In Figure 17, we provide visualizations of class embeddings by projecting these latent representations of classes into 2D space. It can be seen that our method is capable of clustering latent representations belonging to the same class and meanwhile accommodating new class embeddings across sequential tasks. Interestingly, the clusters are topologically organized based on feature similarities among classes and the topological structure from the same classes is preserved across tasks. For example, the cluster of “bird” (black) is close to that of “plane” (orange) in Task 3 and the same two clusters are still close in Task 9. This again validates that classifying example inputs from previous tasks based on initial prototypes promotes preservation of topological structure in the initial metric space.
We address the problem of catastrophic forgetting by proposing prototype recalls in classification tasks. In addition to significantly alleviating catastrophic forgetting on benchmark datasets, our method is superior to others in terms of making the memory usage efficient, and being generalizable to learning novel concepts given only a few training examples in new tasks.

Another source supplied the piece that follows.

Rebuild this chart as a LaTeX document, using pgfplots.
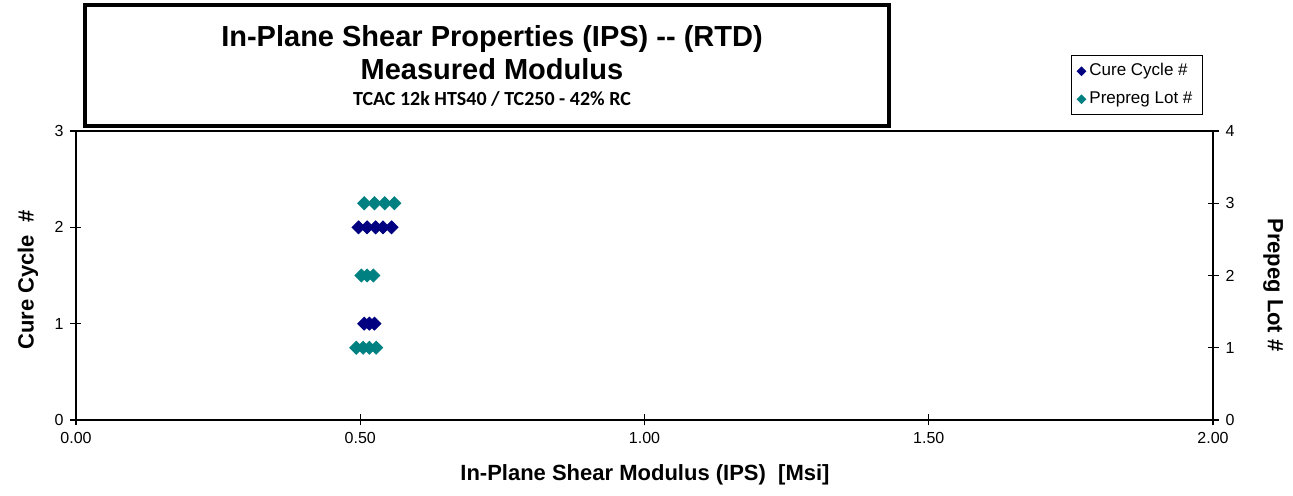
\documentclass[border=0pt]{standalone}
\usepackage{fontspec}
\setmainfont{Liberation Sans}
\newfontfamily\calibri{Carlito}
\usepackage{pgfplots}
\pgfplotsset{compat=1.18}
\definecolor{cure}{RGB}{0,0,128}
\definecolor{lot}{RGB}{0,128,128}

% values: modulus [Msi] vs cure cycle / prepreg lot
\pgfplotstableread{
x y
0.497 2
0.512 2
0.527 2
0.540 2
0.555 2
0.507 1
0.516 1
0.525 1
}\curetab
\pgfplotstableread{
x y
0.507 3
0.525 3
0.543 3
0.560 3
0.502 2
0.512 2
0.523 2
0.493 1
0.505 1
0.516 1
0.528 1
}\lottab

\begin{document}
\begin{tikzpicture}
\useasboundingbox (-38pt,-38pt) rectangle (608.5pt,210pt);
\pgfplotsset{
  common/.style={
    width=568.5pt, height=144.5pt, scale only axis,
    xmin=0, xmax=2,
    axis line style={-, line width=0.9pt},
    tick align=center, major tick length=5.5pt,
    tick style={black, line width=0.6pt},
    ticklabel style={font=\fontsize{8}{9.5}\selectfont},
    /pgf/number format/assume math mode=true,
    label style={font=\bfseries\fontsize{11}{13}\selectfont},
  },
}
\begin{axis}[common,
  ymin=0, ymax=3,
  axis x line*=bottom, axis y line*=left,
  xtick={0,0.5,1,1.5,2},
  ytick={0,1,2,3},
  xticklabel style={/pgf/number format/.cd, fixed, fixed zerofill, precision=2},
  xlabel={In-Plane Shear Modulus (IPS)\ \ [Msi]},
  ylabel={Cure Cycle\ \ \#},
  xlabel style={at={(axis description cs:0.5004,-0.19)}, anchor=center},
  ylabel style={at={(axis description cs:-0.0422,0.484)}, anchor=center},
  after end axis/.code={\draw[line width=0.6pt] (rel axis cs:0,1) -- (rel axis cs:1,1);},
]
\addplot[only marks, mark=square*, mark size=2.3pt,
  mark options={rotate=45, fill=cure, draw=cure}] table[x=x, y=y] {\curetab};
\end{axis}
\begin{axis}[common,
  ymin=0, ymax=4,
  axis y line*=right, axis x line=none,
  ytick={0,1,2,3,4},
  ylabel={Prepeg Lot \#},
  ylabel style={at={(axis description cs:1.0528,0.467)}, anchor=center, rotate=180},
  legend style={at={(axis description cs:0.875,1.263)}, anchor=north west,
    draw=black, line width=0.6pt, font=\fontsize{8.5}{10}\selectfont,
    inner xsep=3pt, inner ysep=2pt, row sep=2.5pt},
  legend cell align=left,
  legend image post style={mark size=1.4pt},
]
\addlegendimage{only marks, mark=square*, mark options={rotate=45, fill=cure, draw=cure}}
\addlegendentry{Cure Cycle \#}
\addplot[only marks, mark=square*, mark size=2.3pt,
  mark options={rotate=45, fill=lot, draw=lot}] table[x=x, y=y] {\lottab};
\addlegendentry{Prepreg Lot \#}
\end{axis}
% title box
\draw[line width=2pt] (4.5pt,147pt) rectangle (406.5pt,207.5pt);
\node[anchor=base, font=\bfseries\fontsize{14.5}{16}\selectfont] at (208pt,186.5pt)
  {In-Plane Shear Properties (IPS) -{}- (RTD)};
\node[anchor=base, font=\bfseries\fontsize{14.5}{16}\selectfont] at (208pt,170pt)
  {Measured Modulus};
\node[anchor=base, font=\calibri\bfseries\fontsize{10}{12}\selectfont] at (208pt,157pt)
  {TCAC 12k HTS40 / TC250 - 42\% RC};
\end{tikzpicture}
\end{document}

However, given a finite memory capacity and a high number of tasks, we recognize that our method, just like other memory-based continual learning algorithms, have limitations in number of prototypes stored. The memory requirement of our method increases linearly with the number of continuous tasks. In practice, there is always a trade-off between memory usage and retention. We believe that our method is one of the most efficient continual learning methods in eliminating catastrophic forgetting with a decent amount of memory usage. Moreover, we restrict ourselves in classification tasks with discrete prototypes. In the future work, to apply our algorithm in more complex and challenging problems, such as regression and reinforcement learning (RL), one possible solution is to quantize the continuous space in regression or formulate RL in discrete state-action pairs.